Já participei numa dessa comissões constituída por 4 professores das principais universidades portuguesas e 2 estrangeiros e constatei o seguinte: cada professor defendia, como o melhor, o modelo da "sua" universidade (ou curso) e propunha a sua aplicação na universidade (ou curso) em julgamento. Resultado: obteve-se no relatório final (de compromisso) um conjunto de recomendações heterogéneas a implementar pela universidade em causa. Em geral, as universidades visadas não puderam implementar a maior parte do recomendado, não só por razões económicas, mas, sobretudo, porque as recomendações eram baseadas num figurino completamente alheio ao da universidade visada, não tendo em conta, por exemplo, a interacção das áreas de ciências e de engenharia num dado curso de engenharia. Nenhuma das recomendações foi no sentido de "sanear" os males fundamentais do funcionamento das universidades públicas portuguesas, embora esses aspectos tivessem sido bastante discutidos. Era preciso não melindrar nenhum órgão superior!...
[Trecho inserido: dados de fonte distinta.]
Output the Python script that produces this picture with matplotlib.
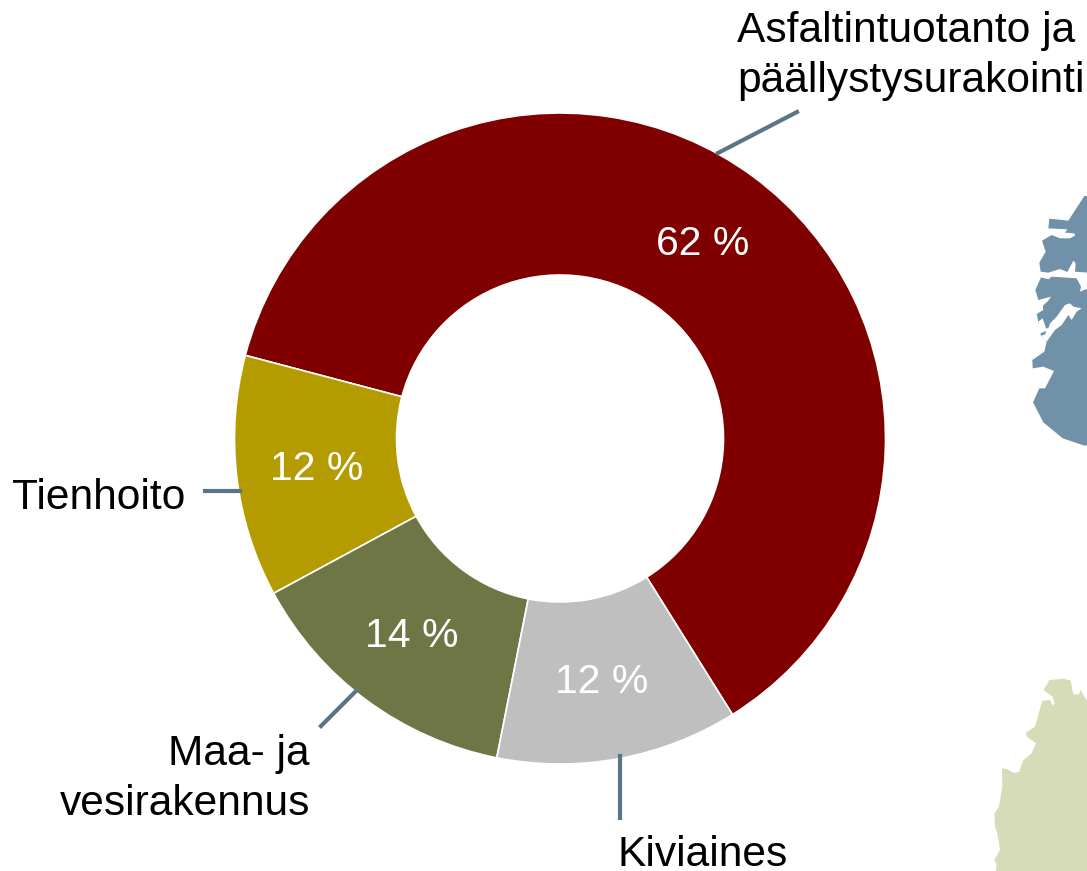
import matplotlib
matplotlib.use('Agg')
import matplotlib.pyplot as plt

W, H = 1087, 871

categories = ['Asfaltintuotanto ja\npäällystysurakointi', 'Tienhoito', 'Maa- ja\nvesirakennus', 'Kiviaines']
shares = [62, 12, 14, 12]
colors = ['#800000', '#B39B00', '#6E7645', '#BFBFBF']
line_color = '#5A7585'

plt.rcParams['font.family'] = ['Liberation Sans', 'DejaVu Sans']

fig = plt.figure(figsize=(W / 100, H / 100), dpi=100)
ax = fig.add_axes([0, 0, 1, 1])


def fy(y):
    # picture pixels count from the top, the axes from the bottom
    return H - y


def zoomed(points, y0):
    return [(980 + x / 3, fy(y0 + y / 3)) for x, y in points]


# Map pieces at the right edge
blue = [(313, 78), (265, 152), (208, 146), (205, 175), (186, 212), (197, 245), (178, 278), (182, 305),
        (183, 322), (166, 360), (175, 390), (190, 410), (170, 432), (175, 455), (180, 495), (200, 515),
        (193, 545), (157, 570), (158, 595), (190, 590), (222, 603), (195, 655), (178, 655), (159, 697),
        (190, 757), (248, 805), (313, 827), (325, 825), (325, 78)]
fjords = [
    [(205, 175), (262, 178), (255, 188), (283, 190), (285, 197), (270, 205), (240, 205), (215, 195),
     (186, 212), (150, 212), (150, 175)],
    [(150, 310), (182, 305), (205, 308), (240, 297), (262, 306), (280, 272), (287, 280), (285, 305),
     (325, 308), (325, 355), (300, 365), (303, 350), (290, 325), (215, 320), (205, 328), (183, 322),
     (150, 322)],
    [(175, 390), (213, 380), (205, 392), (188, 408), (190, 420), (170, 432), (150, 420)],
    [(198, 475), (205, 475), (210, 460), (230, 440), (255, 405), (270, 400), (280, 410), (305, 415),
     (290, 425), (275, 450), (265, 435), (245, 465), (225, 480), (200, 515), (175, 490), (175, 455),
     (188, 445)],
]
islet = [(181, 490), (198, 483), (196, 493), (184, 497)]
green = [(208, 360), (250, 356), (272, 362), (280, 403), (297, 403), (302, 390), (325, 430), (325, 940),
         (47, 940), (50, 912), (42, 902), (60, 870), (52, 820), (45, 800), (43, 760), (57, 740), (67, 680),
         (66, 625), (80, 627), (100, 638), (117, 636), (130, 600), (155, 580), (168, 550), (140, 530),
         (138, 518), (165, 500), (187, 422), (210, 420), (218, 437), (224, 430), (218, 410), (190, 390),
         (200, 375)]

ax.fill(*zip(*zoomed(blue, 170)), color='#7091A8', lw=0)
for f in fjords:
    ax.fill(*zip(*zoomed(f, 170)), color='white', lw=0)
ax.fill(*zip(*zoomed(islet, 170)), color='#7091A8', lw=0)
ax.fill(*zip(*zoomed(green, 560)), color='#D6DCB8', lw=0)

# Donut
ax.pie(shares, colors=colors, startangle=-58, center=(560, fy(438.5)), radius=325.5,
       wedgeprops=dict(width=325.5 - 163.5, edgecolor='white', linewidth=1.2))

ax.set_xlim(0, W)
ax.set_ylim(0, H)
ax.set_aspect('auto')
ax.axis('off')

# Values inside the ring
pct_x = [703, 317, 412, 602]
pct_y = [244, 469, 636, 682]
for v, x, y in zip(shares, pct_x, pct_y):
    ax.text(x, fy(y), f'{v} %', color='white', fontsize=29.5, ha='center', va='center')

# Leader lines
ax.plot([718, 797], [fy(153), fy(112)], color=line_color, lw=3)
ax.plot([205, 240], [fy(491), fy(491)], color=line_color, lw=3)
ax.plot([321, 356], [fy(726), fy(691)], color=line_color, lw=3)
ax.plot([620, 620], [fy(756), fy(818)], color=line_color, lw=3)

# Category labels
ax.text(737, fy(56), categories[0], fontsize=30.6, ha='left', va='center', linespacing=1.32)
ax.text(185, fy(498), categories[1], fontsize=30.6, ha='right', va='center')
ax.text(310, fy(779), categories[2], fontsize=30.6, ha='right', va='center', multialignment='right', linespacing=1.32)
ax.text(703, fy(855), categories[3], fontsize=30.6, ha='center', va='center')

fig.savefig('out.png', dpi=100)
3. O Presidente do CRUP também não respondeu ao PR. Limitou-se a reafirmar que as universidades já são avaliadas, mas que não é possível implementar as recomendações feitas pelas comissões avaliadoras. Ele sabe bem porquê, mas não o disse, certamente para não melindrar...

O Presidente do CRUP conhece bem as mazelas acima indicadas. Sabe que as universidades não podem escolher (nem querem!) os alunos que nelas entram. Ele sabe que os colégios privados do secundário dão notas elevadas aos alunos para conseguirem introduzi-los de qualquer formas nas universidades. Ele até sabe que as universidades privadas dão notas elevadas nas suas licenciaturas para que os "seus" diplomados conquistem bolsas de doutoramento (e outras) para estudos no estrangeiro, ficando à frente dos licenciados pelas universidades públicas, o que leva, infelizmente, a que estas baixem o nível de exigência para poderem concorrer!...

Assim ficam todos contentes: os governos e as universidades públicas não vêem os estudantes fazer arruaça. Os sindicatos satisfazem os seus fins. As universidades privadas melhoram os seus "negócios"... Portanto, o "status quo" convém a muita gente. Só não convém ao futuro dos nossos netos.